■ DIRECTION: Produce a word-for-word copy of the listing below without its pictures.

>> Begin DATASET CONTENT

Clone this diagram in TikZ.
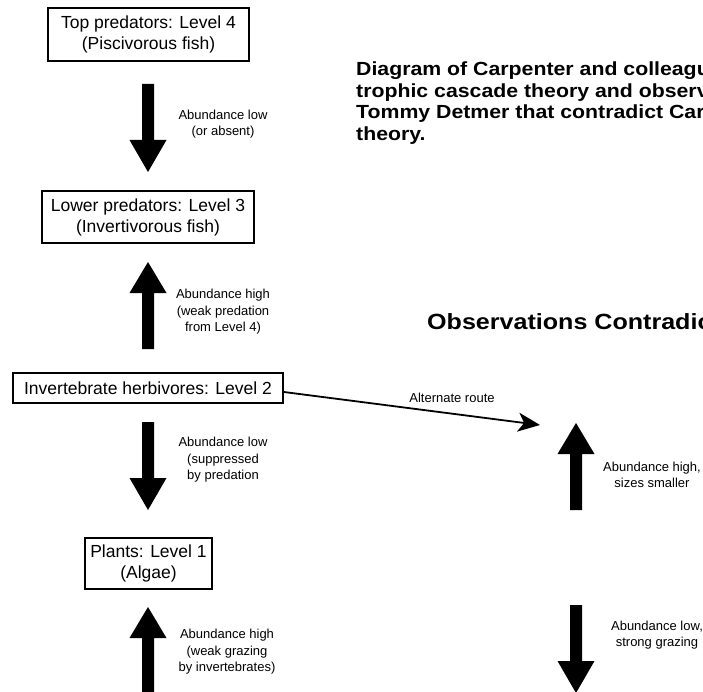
\documentclass[tikz,border=0pt]{standalone}
\usepackage{fontspec}
\setmainfont{Liberation Sans}
\newfontfamily\titlefont{Liberation Sans}[FakeStretch=1.12]
\newfontfamily\headfont{Liberation Sans}[FakeStretch=1.14]
\usetikzlibrary{arrows.meta}
\tikzset{
  levelbox/.style={draw, line width=1.7pt, inner sep=0pt, align=center,
    font=\fontsize{17.5}{21}\selectfont},
  lbl/.style={align=center, inner sep=0pt, font=\fontsize{13}{16.5}\selectfont},
  titletext/.style={align=left, inner sep=0pt, anchor=north west,
    font=\titlefont\bfseries\fontsize{19}{21.4}\selectfont},
  headtext/.style={inner sep=0pt, anchor=base west,
    font=\headfont\bfseries\fontsize{22}{26}\selectfont},
  routeline/.style={line width=1.8pt, -{Stealth[length=22pt,width=19pt,inset=6pt]}},
  blockarrow/.style={fill=black, draw=none},
}
% #1 centre x, #2 shaft end y, #3 tip y (y grows downward)
\newcommand{\blockdownarrow}[3]{%
  \fill[blockarrow] (#1-6,#2) -- (#1+6,#2) -- (#1+6,#3-32) -- (#1+18.5,#3-32)
    -- (#1,#3) -- (#1-18.5,#3-32) -- (#1-6,#3-32) -- cycle;}
\newcommand{\blockuparrow}[3]{%
  \fill[blockarrow] (#1-6,#2) -- (#1+6,#2) -- (#1+6,#3+31) -- (#1+18.5,#3+31)
    -- (#1,#3) -- (#1-18.5,#3+31) -- (#1-6,#3+31) -- cycle;}
\begin{document}
\begin{tikzpicture}[x=1pt, y=-1pt]
  \useasboundingbox (0,0) rectangle (703,692);
  \clip (0,0) rectangle (703,692);
  \fill[white] (0,0) rectangle (703,692);

  % level boxes
  \node[levelbox, minimum width=201pt, minimum height=53pt] (b4) at (148.5,34.5)
    {Top predators: Level 4\\(Piscivorous fish)};
  \node[levelbox, minimum width=212pt, minimum height=52pt] (b3) at (148,217)
    {Lower predators: Level 3\\(Invertivorous fish)};
  \node[levelbox, minimum width=270pt, minimum height=30pt] (b2) at (148,388)
    {Invertebrate herbivores: Level 2};
  \node[levelbox, minimum width=127pt, minimum height=51pt] (b1) at (148.5,563.5)
    {Plants: Level 1\\(Algae)};

  % block arrows (left column)
  \blockdownarrow{148}{84}{172}
  \blockuparrow{148}{349}{262}
  \blockdownarrow{148}{422}{510}
  \blockuparrow{148}{700}{607}

  % labels (left column)
  \node[lbl] (l1) at (223,124) {Abundance low\\(or absent)};
  \node[lbl] (l2) at (223,312) {Abundance high\\(weak predation\\from Level 4)};
  \node[lbl] (l3) at (223,460) {Abundance low\\(suppressed\\by predation};
  \node[lbl] (l4) at (227,652) {Abundance high\\(weak grazing\\by invertebrates)};

  % title and heading
  \node[titletext] (title) at (356,62)
    {Diagram of Carpenter and colleagues'\\trophic cascade theory and observations by\\Tommy Detmer that contradict Carpenter's\\theory.};
  \node[headtext] (obs) at (427,329) {Observations Contradicting Carpenter's Theory};

  % alternate route
  \coordinate (altend) at (540,425);
  \draw[routeline] ([yshift=-4pt]b2.east) -- (altend);
  \node[lbl] (altlbl) at (452,398) {Alternate route};

  % right column
  \blockuparrow{576}{510}{423}
  \blockdownarrow{576}{605}{693}
  \node[lbl] (r1) at (652,475) {Abundance high,\\sizes smaller};
  \node[lbl] (r2) at (657,635) {Abundance low,\\strong grazing};
\end{tikzpicture}
\end{document}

>> End DATASET CONTENT

■ TASK OUTPUT:
Clone this diagram in TikZ.
\documentclass[tikz,border=0pt]{standalone}
\usepackage{fontspec}
\setmainfont{Liberation Sans}
\newfontfamily\titlefont{Liberation Sans}[FakeStretch=1.12]
\newfontfamily\headfont{Liberation Sans}[FakeStretch=1.14]
\usetikzlibrary{arrows.meta}
\tikzset{
  levelbox/.style={draw, line width=1.7pt, inner sep=0pt, align=center,
    font=\fontsize{17.5}{21}\selectfont},
  lbl/.style={align=center, inner sep=0pt, font=\fontsize{13}{16.5}\selectfont},
  titletext/.style={align=left, inner sep=0pt, anchor=north west,
    font=\titlefont\bfseries\fontsize{19}{21.4}\selectfont},
  headtext/.style={inner sep=0pt, anchor=base west,
    font=\headfont\bfseries\fontsize{22}{26}\selectfont},
  routeline/.style={line width=1.8pt, -{Stealth[length=22pt,width=19pt,inset=6pt]}},
  blockarrow/.style={fill=black, draw=none},
}
% #1 centre x, #2 shaft end y, #3 tip y (y grows downward)
\newcommand{\blockdownarrow}[3]{%
  \fill[blockarrow] (#1-6,#2) -- (#1+6,#2) -- (#1+6,#3-32) -- (#1+18.5,#3-32)
    -- (#1,#3) -- (#1-18.5,#3-32) -- (#1-6,#3-32) -- cycle;}
\newcommand{\blockuparrow}[3]{%
  \fill[blockarrow] (#1-6,#2) -- (#1+6,#2) -- (#1+6,#3+31) -- (#1+18.5,#3+31)
    -- (#1,#3) -- (#1-18.5,#3+31) -- (#1-6,#3+31) -- cycle;}
\begin{document}
\begin{tikzpicture}[x=1pt, y=-1pt]
  \useasboundingbox (0,0) rectangle (703,692);
  \clip (0,0) rectangle (703,692);
  \fill[white] (0,0) rectangle (703,692);

  % level boxes
  \node[levelbox, minimum width=201pt, minimum height=53pt] (b4) at (148.5,34.5)
    {Top predators: Level 4\\(Piscivorous fish)};
  \node[levelbox, minimum width=212pt, minimum height=52pt] (b3) at (148,217)
    {Lower predators: Level 3\\(Invertivorous fish)};
  \node[levelbox, minimum width=270pt, minimum height=30pt] (b2) at (148,388)
    {Invertebrate herbivores: Level 2};
  \node[levelbox, minimum width=127pt, minimum height=51pt] (b1) at (148.5,563.5)
    {Plants: Level 1\\(Algae)};

  % block arrows (left column)
  \blockdownarrow{148}{84}{172}
  \blockuparrow{148}{349}{262}
  \blockdownarrow{148}{422}{510}
  \blockuparrow{148}{700}{607}

  % labels (left column)
  \node[lbl] (l1) at (223,124) {Abundance low\\(or absent)};
  \node[lbl] (l2) at (223,312) {Abundance high\\(weak predation\\from Level 4)};
  \node[lbl] (l3) at (223,460) {Abundance low\\(suppressed\\by predation};
  \node[lbl] (l4) at (227,652) {Abundance high\\(weak grazing\\by invertebrates)};

  % title and heading
  \node[titletext] (title) at (356,62)
    {Diagram of Carpenter and colleagues'\\trophic cascade theory and observations by\\Tommy Detmer that contradict Carpenter's\\theory.};
  \node[headtext] (obs) at (427,329) {Observations Contradicting Carpenter's Theory};

  % alternate route
  \coordinate (altend) at (540,425);
  \draw[routeline] ([yshift=-4pt]b2.east) -- (altend);
  \node[lbl] (altlbl) at (452,398) {Alternate route};

  % right column
  \blockuparrow{576}{510}{423}
  \blockdownarrow{576}{605}{693}
  \node[lbl] (r1) at (652,475) {Abundance high,\\sizes smaller};
  \node[lbl] (r2) at (657,635) {Abundance low,\\strong grazing};
\end{tikzpicture}
\end{document}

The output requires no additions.